- _RECORDED DATA_
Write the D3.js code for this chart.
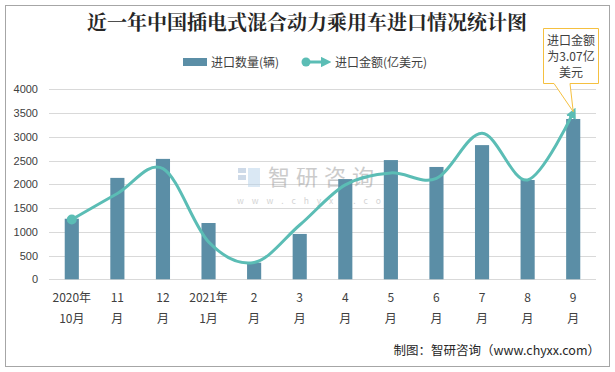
<!DOCTYPE html>
<html><head><meta charset="utf-8">
<script src="https://cdn.jsdelivr.net/npm/d3@7/dist/d3.min.js"></script>
<style>
html,body{margin:0;padding:0;background:#fff;}
svg{display:block;font-family:"Microsoft YaHei","Noto Sans CJK SC",sans-serif;}
</style></head>
<body>
<script>
const categories = [["2020年","10月"],["11","月"],["12","月"],["2021年","1月"],["2","月"],["3","月"],["4","月"],["5","月"],["6","月"],["7","月"],["8","月"],["9","月"]];
const quantity = [1275, 2135, 2535, 1185, 350, 955, 2110, 2510, 2365, 2825, 2090, 3375];
const amount = [1.10, 1.58, 2.04, 0.69, 0.31, 1.00, 1.74, 1.96, 1.86, 2.69, 1.83, 3.07];
const yTicks = [0, 500, 1000, 1500, 2000, 2500, 3000, 3500, 4000];
const titleText = "近一年中国插电式混合动力乘用车进口情况统计图";
const legendNames = ["进口数量(辆)", "进口金额(亿美元)"];
const calloutLines = ["进口金额", "为3.07亿", "美元"];
const sourceText = "制图：智研咨询（www.chyxx.com）";

(function(){
const W = 615, H = 372;
const svg = d3.select("body").append("svg").attr("width", W).attr("height", H);
const defs = svg.append("defs");
defs.append("marker").attr("id","arrow").attr("viewBox","0 0 10 10")
  .attr("refX",5).attr("refY",5).attr("markerWidth",3.6).attr("markerHeight",3.6)
  .attr("orient","auto").attr("markerUnits","strokeWidth")
  .append("path").attr("d","M0,0 L10,5 L0,10 z").attr("fill","#5bbdb5");

svg.append("rect").attr("x",5.5).attr("y",5.5).attr("width",604).attr("height",361)
  .attr("fill","#fff").attr("stroke","#a6a6a6").attr("stroke-width",1);

const pl = 49, pr = 596, pt = 89.3, pb = 279.3;
const x = d3.scaleBand().domain(d3.range(categories.length)).range([pl, pr]).paddingInner(0.69).paddingOuter(0.345);
const y = d3.scaleLinear().domain([0, 4000]).range([pb, pt]);
const y2 = d3.scaleLinear().domain([0, 3.5]).range([pb, pt]);

svg.append("g").selectAll("line").data(yTicks).join("line")
  .attr("x1", pl).attr("x2", pr)
  .attr("y1", d => Math.round(y(d))+0.5).attr("y2", d => Math.round(y(d))+0.5)
  .attr("stroke","#d9d9d9").attr("stroke-width",1);

const yAxis = d3.axisLeft(y).tickValues(yTicks).tickSize(0).tickPadding(0).tickFormat(d3.format("d"));
const ga = svg.append("g").attr("transform",`translate(38,0)`).call(yAxis);
ga.select(".domain").remove();
ga.selectAll("text").attr("fill","#404040").style("font-size","11px").style("font-family","Arial, 'Liberation Sans', sans-serif");

const wm = svg.append("g").attr("opacity",0.5);
wm.append("rect").attr("x",238).attr("y",168).attr("width",8).attr("height",5).attr("fill","#9fb6d3");
wm.append("rect").attr("x",238).attr("y",175).attr("width",8).attr("height",5).attr("fill","#9fb6d3");
wm.append("rect").attr("x",248).attr("y",168).attr("width",12).attr("height",19).attr("fill","#b7d3ea");
wm.append("text").attr("x",268).attr("y",185).text("智研咨询").attr("fill","#999").style("font-size","22px").style("letter-spacing","6px");
wm.append("text").attr("x",237).attr("y",204).text("w w w . c h y x x . c o m").attr("fill","#aaa").style("font-size","8.5px").style("letter-spacing","3px");

svg.append("g").selectAll("rect").data(quantity).join("rect")
  .attr("x",(d,i)=>x(i)).attr("width",x.bandwidth())
  .attr("y",d=>y(d)).attr("height",d=>y(0)-y(d))
  .attr("fill","#5b8ea6");

const line = d3.line().x((d,i)=>x(i)+x.bandwidth()/2).y(d=>y2(d)).curve(d3.curveCardinal.tension(0));
svg.append("path").datum(amount).attr("d",line).attr("fill","none")
  .attr("stroke","#5bbdb5").attr("stroke-width",3).attr("marker-end","url(#arrow)");
svg.append("circle").attr("cx",x(0)+x.bandwidth()/2).attr("cy",y2(amount[0])).attr("r",5).attr("fill","#5bbdb5");

const xl = svg.append("g");
categories.forEach((c,i)=>{
  const cx = x(i)+x.bandwidth()/2;
  xl.append("text").attr("x",cx).attr("y",302).attr("text-anchor","middle").text(c[0]).attr("fill","#404040").style("font-size","12px");
  xl.append("text").attr("x",cx).attr("y",323).attr("text-anchor","middle").text(c[1]).attr("fill","#404040").style("font-size","12px");
});

svg.append("text").attr("x",307).attr("y",30).attr("text-anchor","middle").text(titleText)
  .attr("fill","#262626").style("font-size","20px").style("font-weight","bold").style("font-family","'Noto Serif CJK SC','Noto Sans CJK SC',serif");

svg.append("rect").attr("x",183).attr("y",58).attr("width",24).attr("height",8).attr("fill","#5b8ea6");
svg.append("text").attr("x",211).attr("y",66.5).text(legendNames[0]).attr("fill","#404040").style("font-size","12px");
svg.append("line").attr("x1",304).attr("x2",326).attr("y1",62).attr("y2",62).attr("stroke","#5bbdb5").attr("stroke-width",3).attr("marker-end","url(#arrow)");
svg.append("circle").attr("cx",306).attr("cy",62).attr("r",4.5).attr("fill","#5bbdb5");
svg.append("text").attr("x",335).attr("y",66.5).text(legendNames[1]).attr("fill","#404040").style("font-size","12px");

const px = x(11)+x.bandwidth()/2, py = y2(amount[11]);
svg.append("path").attr("d",`M543.5,28.5 H598.5 V83.5 H570 L${px},${py-1} L554,83.5 H543.5 Z`)
  .attr("fill","#fff").attr("stroke","#f5c040").attr("stroke-width",1);
calloutLines.forEach((t,i)=>{
  svg.append("text").attr("x",571).attr("y",45+i*16).attr("text-anchor","middle").text(t).attr("fill","#404040").style("font-size","12px");
});

svg.append("text").attr("x",600).attr("y",355).attr("text-anchor","end").text(sourceText)
  .attr("fill","#262626").style("font-size","12.5px");
})();
</script>
</body></html>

- _WORK INSTRUCTIONS_
Leave the images out, please, and restate each line word for word.

- _WRITTEN SOLUTION_
Write the D3.js code for this chart.
<!DOCTYPE html>
<html><head><meta charset="utf-8">
<script src="https://cdn.jsdelivr.net/npm/d3@7/dist/d3.min.js"></script>
<style>
html,body{margin:0;padding:0;background:#fff;}
svg{display:block;font-family:"Microsoft YaHei","Noto Sans CJK SC",sans-serif;}
</style></head>
<body>
<script>
const categories = [["2020年","10月"],["11","月"],["12","月"],["2021年","1月"],["2","月"],["3","月"],["4","月"],["5","月"],["6","月"],["7","月"],["8","月"],["9","月"]];
const quantity = [1275, 2135, 2535, 1185, 350, 955, 2110, 2510, 2365, 2825, 2090, 3375];
const amount = [1.10, 1.58, 2.04, 0.69, 0.31, 1.00, 1.74, 1.96, 1.86, 2.69, 1.83, 3.07];
const yTicks = [0, 500, 1000, 1500, 2000, 2500, 3000, 3500, 4000];
const titleText = "近一年中国插电式混合动力乘用车进口情况统计图";
const legendNames = ["进口数量(辆)", "进口金额(亿美元)"];
const calloutLines = ["进口金额", "为3.07亿", "美元"];
const sourceText = "制图：智研咨询（www.chyxx.com）";

(function(){
const W = 615, H = 372;
const svg = d3.select("body").append("svg").attr("width", W).attr("height", H);
const defs = svg.append("defs");
defs.append("marker").attr("id","arrow").attr("viewBox","0 0 10 10")
  .attr("refX",5).attr("refY",5).attr("markerWidth",3.6).attr("markerHeight",3.6)
  .attr("orient","auto").attr("markerUnits","strokeWidth")
  .append("path").attr("d","M0,0 L10,5 L0,10 z").attr("fill","#5bbdb5");

svg.append("rect").attr("x",5.5).attr("y",5.5).attr("width",604).attr("height",361)
  .attr("fill","#fff").attr("stroke","#a6a6a6").attr("stroke-width",1);

const pl = 49, pr = 596, pt = 89.3, pb = 279.3;
const x = d3.scaleBand().domain(d3.range(categories.length)).range([pl, pr]).paddingInner(0.69).paddingOuter(0.345);
const y = d3.scaleLinear().domain([0, 4000]).range([pb, pt]);
const y2 = d3.scaleLinear().domain([0, 3.5]).range([pb, pt]);

svg.append("g").selectAll("line").data(yTicks).join("line")
  .attr("x1", pl).attr("x2", pr)
  .attr("y1", d => Math.round(y(d))+0.5).attr("y2", d => Math.round(y(d))+0.5)
  .attr("stroke","#d9d9d9").attr("stroke-width",1);

const yAxis = d3.axisLeft(y).tickValues(yTicks).tickSize(0).tickPadding(0).tickFormat(d3.format("d"));
const ga = svg.append("g").attr("transform",`translate(38,0)`).call(yAxis);
ga.select(".domain").remove();
ga.selectAll("text").attr("fill","#404040").style("font-size","11px").style("font-family","Arial, 'Liberation Sans', sans-serif");

const wm = svg.append("g").attr("opacity",0.5);
wm.append("rect").attr("x",238).attr("y",168).attr("width",8).attr("height",5).attr("fill","#9fb6d3");
wm.append("rect").attr("x",238).attr("y",175).attr("width",8).attr("height",5).attr("fill","#9fb6d3");
wm.append("rect").attr("x",248).attr("y",168).attr("width",12).attr("height",19).attr("fill","#b7d3ea");
wm.append("text").attr("x",268).attr("y",185).text("智研咨询").attr("fill","#999").style("font-size","22px").style("letter-spacing","6px");
wm.append("text").attr("x",237).attr("y",204).text("w w w . c h y x x . c o m").attr("fill","#aaa").style("font-size","8.5px").style("letter-spacing","3px");

svg.append("g").selectAll("rect").data(quantity).join("rect")
  .attr("x",(d,i)=>x(i)).attr("width",x.bandwidth())
  .attr("y",d=>y(d)).attr("height",d=>y(0)-y(d))
  .attr("fill","#5b8ea6");

const line = d3.line().x((d,i)=>x(i)+x.bandwidth()/2).y(d=>y2(d)).curve(d3.curveCardinal.tension(0));
svg.append("path").datum(amount).attr("d",line).attr("fill","none")
  .attr("stroke","#5bbdb5").attr("stroke-width",3).attr("marker-end","url(#arrow)");
svg.append("circle").attr("cx",x(0)+x.bandwidth()/2).attr("cy",y2(amount[0])).attr("r",5).attr("fill","#5bbdb5");

const xl = svg.append("g");
categories.forEach((c,i)=>{
  const cx = x(i)+x.bandwidth()/2;
  xl.append("text").attr("x",cx).attr("y",302).attr("text-anchor","middle").text(c[0]).attr("fill","#404040").style("font-size","12px");
  xl.append("text").attr("x",cx).attr("y",323).attr("text-anchor","middle").text(c[1]).attr("fill","#404040").style("font-size","12px");
});

svg.append("text").attr("x",307).attr("y",30).attr("text-anchor","middle").text(titleText)
  .attr("fill","#262626").style("font-size","20px").style("font-weight","bold").style("font-family","'Noto Serif CJK SC','Noto Sans CJK SC',serif");

svg.append("rect").attr("x",183).attr("y",58).attr("width",24).attr("height",8).attr("fill","#5b8ea6");
svg.append("text").attr("x",211).attr("y",66.5).text(legendNames[0]).attr("fill","#404040").style("font-size","12px");
svg.append("line").attr("x1",304).attr("x2",326).attr("y1",62).attr("y2",62).attr("stroke","#5bbdb5").attr("stroke-width",3).attr("marker-end","url(#arrow)");
svg.append("circle").attr("cx",306).attr("cy",62).attr("r",4.5).attr("fill","#5bbdb5");
svg.append("text").attr("x",335).attr("y",66.5).text(legendNames[1]).attr("fill","#404040").style("font-size","12px");

const px = x(11)+x.bandwidth()/2, py = y2(amount[11]);
svg.append("path").attr("d",`M543.5,28.5 H598.5 V83.5 H570 L${px},${py-1} L554,83.5 H543.5 Z`)
  .attr("fill","#fff").attr("stroke","#f5c040").attr("stroke-width",1);
calloutLines.forEach((t,i)=>{
  svg.append("text").attr("x",571).attr("y",45+i*16).attr("text-anchor","middle").text(t).attr("fill","#404040").style("font-size","12px");
});

svg.append("text").attr("x",600).attr("y",355).attr("text-anchor","end").text(sourceText)
  .attr("fill","#262626").style("font-size","12.5px");
})();
</script>
</body></html>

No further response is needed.